>> BEGIN SOURCE DATA

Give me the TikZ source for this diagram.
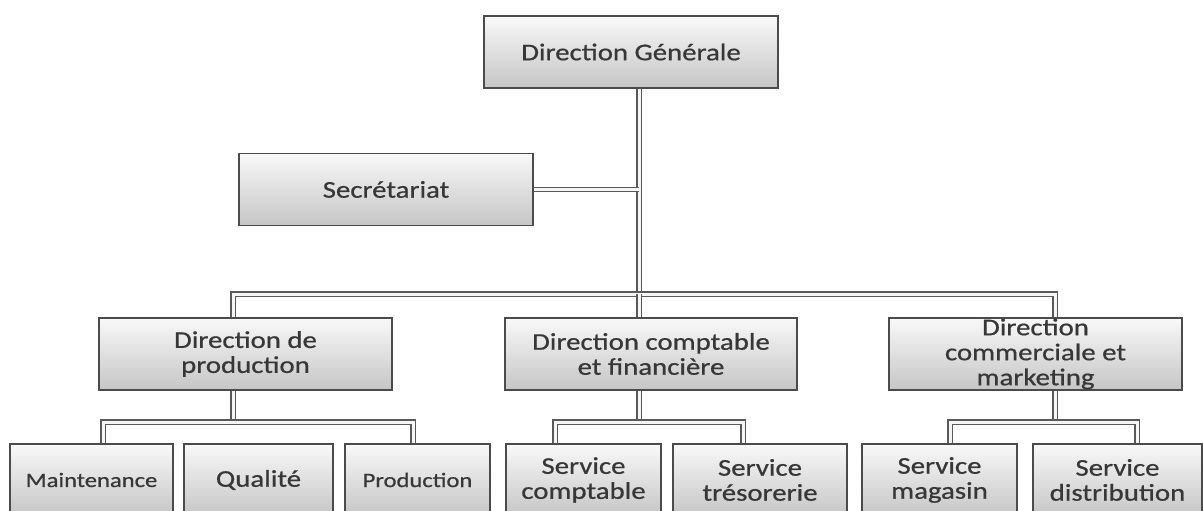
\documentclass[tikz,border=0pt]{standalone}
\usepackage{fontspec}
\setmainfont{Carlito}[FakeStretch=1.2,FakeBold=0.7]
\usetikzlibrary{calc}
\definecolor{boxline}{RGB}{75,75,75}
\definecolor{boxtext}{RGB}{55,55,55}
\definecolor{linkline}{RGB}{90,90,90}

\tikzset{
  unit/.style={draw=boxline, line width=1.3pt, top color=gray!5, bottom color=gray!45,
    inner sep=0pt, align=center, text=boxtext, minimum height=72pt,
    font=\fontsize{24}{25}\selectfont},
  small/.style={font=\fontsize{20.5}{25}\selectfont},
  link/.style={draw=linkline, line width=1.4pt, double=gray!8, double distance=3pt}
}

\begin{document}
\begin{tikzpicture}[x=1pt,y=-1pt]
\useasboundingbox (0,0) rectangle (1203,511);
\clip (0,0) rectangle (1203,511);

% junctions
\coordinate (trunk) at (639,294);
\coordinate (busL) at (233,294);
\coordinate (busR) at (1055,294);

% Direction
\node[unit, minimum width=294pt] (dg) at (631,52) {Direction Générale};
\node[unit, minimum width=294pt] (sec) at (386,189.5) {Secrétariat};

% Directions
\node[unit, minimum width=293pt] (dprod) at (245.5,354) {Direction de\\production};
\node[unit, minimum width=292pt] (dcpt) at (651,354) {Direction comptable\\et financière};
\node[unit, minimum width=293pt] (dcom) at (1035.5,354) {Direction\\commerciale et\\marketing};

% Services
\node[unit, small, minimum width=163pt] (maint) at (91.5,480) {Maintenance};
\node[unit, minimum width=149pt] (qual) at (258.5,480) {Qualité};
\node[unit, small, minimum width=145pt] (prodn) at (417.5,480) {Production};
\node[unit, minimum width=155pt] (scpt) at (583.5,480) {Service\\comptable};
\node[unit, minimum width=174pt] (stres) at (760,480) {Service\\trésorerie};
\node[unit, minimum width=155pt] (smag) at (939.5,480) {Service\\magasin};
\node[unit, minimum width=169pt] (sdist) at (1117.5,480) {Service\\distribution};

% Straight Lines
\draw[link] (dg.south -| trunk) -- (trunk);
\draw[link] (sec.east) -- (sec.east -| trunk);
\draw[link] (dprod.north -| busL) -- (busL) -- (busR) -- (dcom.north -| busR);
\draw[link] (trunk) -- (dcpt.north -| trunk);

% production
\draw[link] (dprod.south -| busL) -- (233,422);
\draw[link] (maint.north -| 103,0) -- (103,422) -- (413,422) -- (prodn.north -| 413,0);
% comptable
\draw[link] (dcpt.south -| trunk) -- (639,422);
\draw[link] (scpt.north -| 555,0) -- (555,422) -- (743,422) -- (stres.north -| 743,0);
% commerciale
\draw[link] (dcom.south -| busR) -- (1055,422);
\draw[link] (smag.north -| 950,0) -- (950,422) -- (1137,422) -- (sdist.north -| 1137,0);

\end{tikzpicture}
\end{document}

>> END SOURCE DATA

STATED TASK: Repeat only the lines between the start of the data and the line with "minimum width=294pt] (sec)", including those two lines, and skip the pictures.

RESULT:
Give me the TikZ source for this diagram.
\documentclass[tikz,border=0pt]{standalone}
\usepackage{fontspec}
\setmainfont{Carlito}[FakeStretch=1.2,FakeBold=0.7]
\usetikzlibrary{calc}
\definecolor{boxline}{RGB}{75,75,75}
\definecolor{boxtext}{RGB}{55,55,55}
\definecolor{linkline}{RGB}{90,90,90}

\tikzset{
  unit/.style={draw=boxline, line width=1.3pt, top color=gray!5, bottom color=gray!45,
    inner sep=0pt, align=center, text=boxtext, minimum height=72pt,
    font=\fontsize{24}{25}\selectfont},
  small/.style={font=\fontsize{20.5}{25}\selectfont},
  link/.style={draw=linkline, line width=1.4pt, double=gray!8, double distance=3pt}
}

\begin{document}
\begin{tikzpicture}[x=1pt,y=-1pt]
\useasboundingbox (0,0) rectangle (1203,511);
\clip (0,0) rectangle (1203,511);

% junctions
\coordinate (trunk) at (639,294);
\coordinate (busL) at (233,294);
\coordinate (busR) at (1055,294);

% Direction
\node[unit, minimum width=294pt] (dg) at (631,52) {Direction Générale};
\node[unit, minimum width=294pt] (sec) at (386,189.5) {Secrétariat};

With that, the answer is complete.